**Requirements**
Show all lines from the data that include the word "this".

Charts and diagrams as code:
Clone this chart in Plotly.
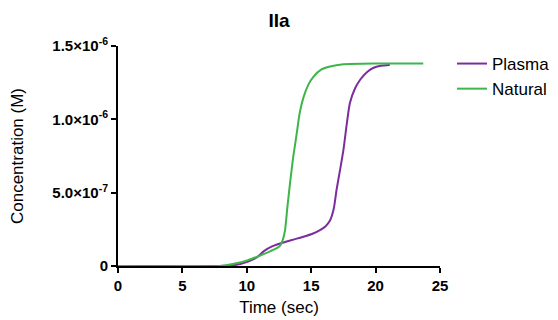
import plotly.graph_objects as go

plasma_t = [0, 7.9, 9.0, 10.1, 10.8, 11.3, 12.0, 12.83, 13.6, 14.4, 15.1, 15.68, 16.1, 16.46, 16.75, 16.97, 17.25, 17.5, 17.75, 18.0, 18.4, 18.8, 19.3, 19.8, 20.4, 21.1]
plasma_c = [0, 0, 0.005e-6, 0.03e-6, 0.06e-6, 0.1e-6, 0.135e-6, 0.16e-6, 0.18e-6, 0.2e-6, 0.22e-6, 0.245e-6, 0.27e-6, 0.31e-6, 0.39e-6, 0.52e-6, 0.66e-6, 0.79e-6, 0.96e-6, 1.11e-6, 1.21e-6, 1.27e-6, 1.32e-6, 1.35e-6, 1.365e-6, 1.37e-6]

natural_t = [0, 7.9, 9.0, 10.1, 11.0, 11.8, 12.3, 12.6, 12.8, 12.97, 13.15, 13.35, 13.6, 13.87, 14.1, 14.4, 14.8, 15.17, 15.8, 16.46, 17.5, 20.0, 23.7]
natural_c = [0, 0, 0.015e-6, 0.04e-6, 0.07e-6, 0.1e-6, 0.12e-6, 0.14e-6, 0.18e-6, 0.245e-6, 0.4e-6, 0.56e-6, 0.74e-6, 0.9e-6, 1.04e-6, 1.15e-6, 1.24e-6, 1.29e-6, 1.34e-6, 1.36e-6, 1.375e-6, 1.38e-6, 1.38e-6]

x_ticks = [0, 5, 10, 15, 20, 25]
y_ticks = [0, 0.5e-6, 1.0e-6, 1.5e-6]
y_labels = ["0", "5.0×10<sup>-7</sup>", "1.0×10<sup>-6</sup>", "1.5×10<sup>-6</sup>"]

fig = go.Figure()
fig.add_trace(go.Scatter(x=plasma_t, y=plasma_c, mode="lines", name="Plasma",
                         line=dict(color="#7B2D9E", width=2, shape="spline", smoothing=0.6)))
fig.add_trace(go.Scatter(x=natural_t, y=natural_c, mode="lines", name="Natural",
                         line=dict(color="#3DB54A", width=2, shape="spline", smoothing=0.6)))

font_family = "Liberation Sans, Arial, sans-serif"
fig.update_layout(
    width=558, height=320,
    margin=dict(l=118, r=118, t=46, b=54, autoexpand=False),
    paper_bgcolor="white", plot_bgcolor="white",
    font=dict(family=font_family, color="black"),
    title=dict(text="<b>IIa</b>", x=0.5, xref="paper", xanchor="center",
               y=1 - 20 / 320, yanchor="middle", font=dict(size=19)),
    showlegend=True,
    legend=dict(xref="container", yref="container", x=452 / 558, y=1 - 46 / 320,
                xanchor="left", yanchor="top",
                font=dict(size=17), tracegroupgap=0, itemwidth=30,
                bgcolor="rgba(0,0,0,0)"),
    xaxis=dict(range=[0, 25], tickvals=x_ticks, ticktext=[f"<b>{v}</b>" for v in x_ticks],
               showgrid=False, zeroline=False, showline=True, linecolor="black", linewidth=2,
               ticks="outside", ticklen=5, tickwidth=2, tickcolor="black", automargin=False,
               tickfont=dict(size=15), title=dict(text="Time (sec)", font=dict(size=17), standoff=8)),
    yaxis=dict(range=[0, 1.5e-6], tickvals=y_ticks, ticktext=[f"<b>{t}</b>" for t in y_labels],
               showgrid=False, zeroline=False, showline=True, linecolor="black", linewidth=2,
               ticks="outside", ticklen=5, tickwidth=2, tickcolor="black", automargin=False,
               tickfont=dict(size=15), title=dict(text="Concentration (M)", font=dict(size=17), standoff=24)),
)

fig.write_html("out.html")
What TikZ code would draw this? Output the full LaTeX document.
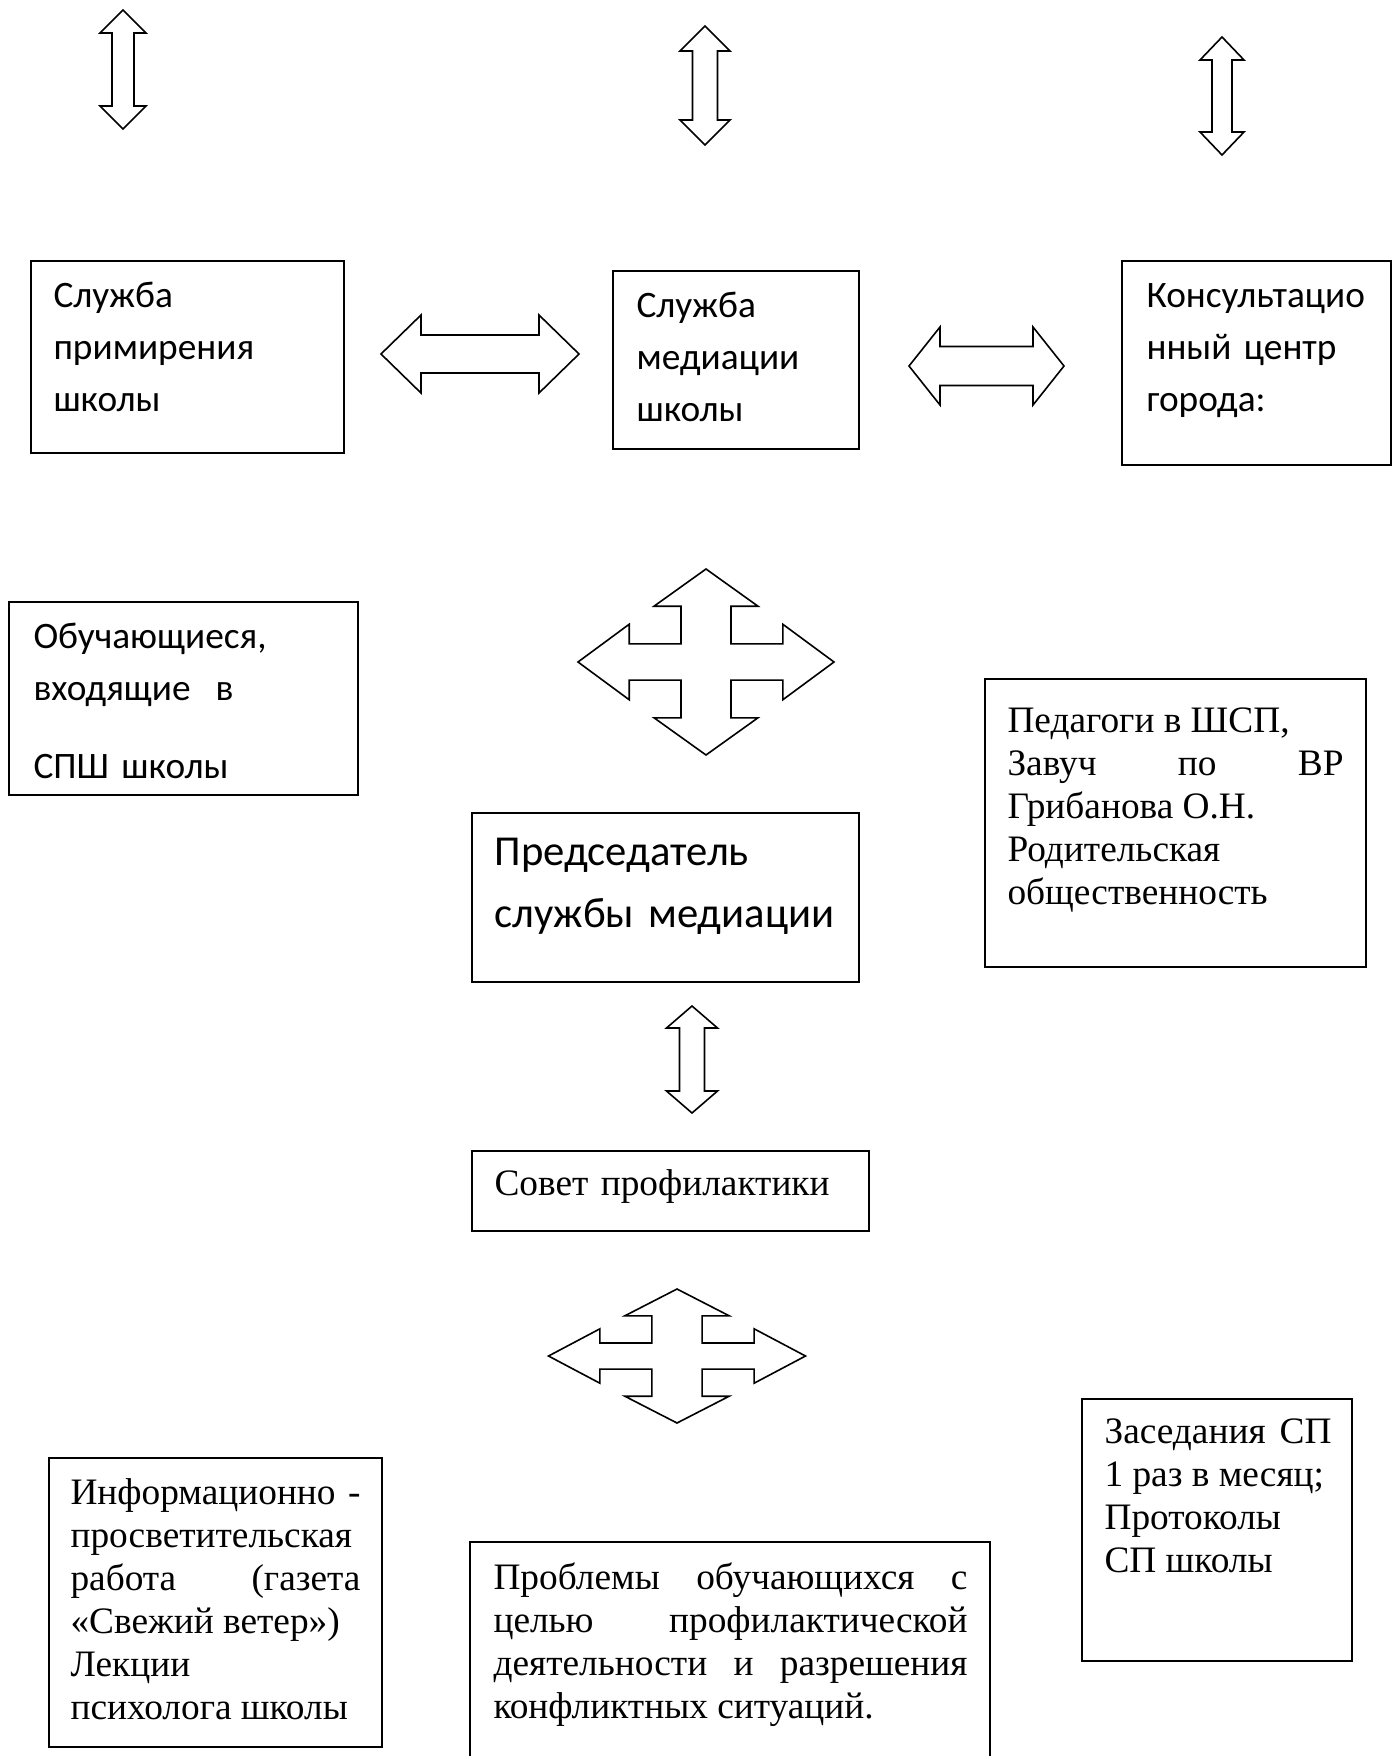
\documentclass[tikz,border=0pt]{standalone}
\usepackage{fontspec}
\setmainfont{Liberation Serif}
\newfontfamily\calibrifont{Carlito}
\usetikzlibrary{fit}
\tolerance=10000 \pretolerance=-1 \hyphenpenalty=10000 \exhyphenpenalty=10000 \hbadness=10000 \hfuzz=50pt

% vertical double block arrow: cx, top, bottom, head half-width, shaft half-width, head length
\newcommand\blockV[6]{%
  \draw[blockarrow] (#1,#2) -- ({#1+#4},{#2+#6}) -- ({#1+#5},{#2+#6}) -- ({#1+#5},{#3-#6})
    -- ({#1+#4},{#3-#6}) -- (#1,#3) -- ({#1-#4},{#3-#6}) -- ({#1-#5},{#3-#6})
    -- ({#1-#5},{#2+#6}) -- ({#1-#4},{#2+#6}) -- cycle;}
% horizontal double block arrow: cy, left, right, head half-height, shaft half-height, head length
\newcommand\blockH[6]{%
  \draw[blockarrow] (#2,#1) -- ({#2+#6},{#1-#4}) -- ({#2+#6},{#1-#5}) -- ({#3-#6},{#1-#5})
    -- ({#3-#6},{#1-#4}) -- (#3,#1) -- ({#3-#6},{#1+#4}) -- ({#3-#6},{#1+#5})
    -- ({#2+#6},{#1+#5}) -- ({#2+#6},{#1+#4}) -- cycle;}
% quad block arrow: cx, cy, width, height
\newcommand\blockQ[4]{%
  \pgfmathsetmacro\qaw{0.0975*#3}\pgfmathsetmacro\qah{0.0975*#4}%
  \pgfmathsetmacro\qhw{0.203*#3}\pgfmathsetmacro\qhh{0.203*#4}%
  \pgfmathsetmacro\qlv{0.2*#4}\pgfmathsetmacro\qlh{0.2*#3}%
  \pgfmathsetmacro\qhx{#3/2}\pgfmathsetmacro\qhy{#4/2}%
  \draw[blockarrow] (#1,{#2-\qhy}) -- ({#1+\qhw},{#2-\qhy+\qlv}) -- ({#1+\qaw},{#2-\qhy+\qlv})
    -- ({#1+\qaw},{#2-\qah}) -- ({#1+\qhx-\qlh},{#2-\qah}) -- ({#1+\qhx-\qlh},{#2-\qhh})
    -- ({#1+\qhx},#2) -- ({#1+\qhx-\qlh},{#2+\qhh}) -- ({#1+\qhx-\qlh},{#2+\qah})
    -- ({#1+\qaw},{#2+\qah}) -- ({#1+\qaw},{#2+\qhy-\qlv}) -- ({#1+\qhw},{#2+\qhy-\qlv})
    -- (#1,{#2+\qhy}) -- ({#1-\qhw},{#2+\qhy-\qlv}) -- ({#1-\qaw},{#2+\qhy-\qlv})
    -- ({#1-\qaw},{#2+\qah}) -- ({#1-\qhx+\qlh},{#2+\qah}) -- ({#1-\qhx+\qlh},{#2+\qhh})
    -- ({#1-\qhx},#2) -- ({#1-\qhx+\qlh},{#2-\qhh}) -- ({#1-\qhx+\qlh},{#2-\qah})
    -- ({#1-\qaw},{#2-\qah}) -- ({#1-\qaw},{#2-\qhy+\qlv}) -- ({#1-\qhw},{#2-\qhy+\qlv}) -- cycle;}

\begin{document}
\begin{tikzpicture}[x=0.375pt, y=-0.375pt,
  box/.style={draw=black, line width=0.75pt, inner sep=0pt},
  blockarrow/.style={draw=black, fill=white, line width=0.6pt, line join=miter},
  sanstext/.style={font=\calibrifont\fontsize{14}{19.5}\selectfont, anchor=base west, inner sep=0pt, align=left},
  seriftext/.style={font=\fontsize{14}{16.125}\selectfont, anchor=base west, inner sep=0pt}]

\path[use as bounding box, fill=white] (0,0) rectangle (1394,1756);

% top vertical arrows
\blockV{123}{10}{129}{23}{11}{23}
\blockV{705}{26}{145}{25}{12.5}{25}
\blockV{1222}{37}{155}{22}{10}{23}

% first row of boxes
\node[box, fit={(31,261) (344,453)}] (b1) {};
\node[box, fit={(613,271) (859,449)}] (b2) {};
\node[box, fit={(1122,261) (1391,465)}] (b3) {};
\node[sanstext, text width=108pt] (t1) at (53,307) {Служба\\примирения\\школы};
\node[sanstext, text width=80pt] (t2) at (636,317) {Служба\\медиации\\школы};
\node[sanstext, text width=92pt] (t3) at (1146,307) {Консультацио\\нный центр\\города:};

\blockH{354}{381}{579}{39}{19}{40}
\blockH{366}{909}{1064}{39}{19.5}{31}

% second row
\blockQ{706}{662}{256}{186}
\node[box, fit={(9,602) (358,795)}] (b4) {};
\node[sanstext, text width=120pt] (t4) at (33,648) {Обучающиеся,\\входящие\ \ в\\[9.75pt]СПШ школы};

\node[box, fit={(985,679) (1366,967)}] (b5) {};
\node[seriftext, text width=126pt, align=justify] (t5) at (1007,732)
  {Педагоги в ШСП,\\Завуч по ВР\linebreak Грибанова О.Н.\\Родительская\\общественность};

\node[box, fit={(472,813) (859,982)}] (b6) {};
\node[sanstext, font=\calibrifont\fontsize{16}{23.25}\selectfont, text width=136pt] (t6) at (494,865)
  {Председатель\\службы медиации};

\blockV{692}{1006}{1113}{25.5}{12.5}{22}

\node[box, fit={(472,1151) (869,1231)}] (b7) {};
\node[seriftext, text width=140pt] (t7) at (494,1195) {Совет профилактики};

\blockQ{677}{1356}{257}{134}

% bottom boxes
\node[box, fit={(1082,1399) (1352,1661)}] (b8) {};
\node[seriftext, text width=85.1pt, align=justify] (t8) at (1104,1443)
  {Заседания СП\linebreak 1 раз в месяц;\\Протоколы\\СП школы};

\node[box, fit={(49,1458) (382,1747)}] (b9) {};
\node[seriftext, text width=108.75pt, align=justify] (t9) at (70,1504)
  {Информационно -\linebreak просветительская\\работа (газета\linebreak «Свежий ветер»)\\Лекции\\психолога школы};

\node[box, draw=none, fit={(471,1543) (989,1800)}] (b10) {};
\draw[line width=0.75pt] (b10.south west) -- (b10.north west) -- (b10.north east) -- (b10.south east);
\node[seriftext, text width=177.75pt, align=justify] (t10) at (493,1589)
  {Проблемы обучающихся с\linebreak целью профилактической\linebreak деятельности и разрешения\linebreak конфликтных ситуаций.};

\end{tikzpicture}
\end{document}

**Exercise output**
Clone this chart in Plotly.
What TikZ code would draw this? Output the full LaTeX document.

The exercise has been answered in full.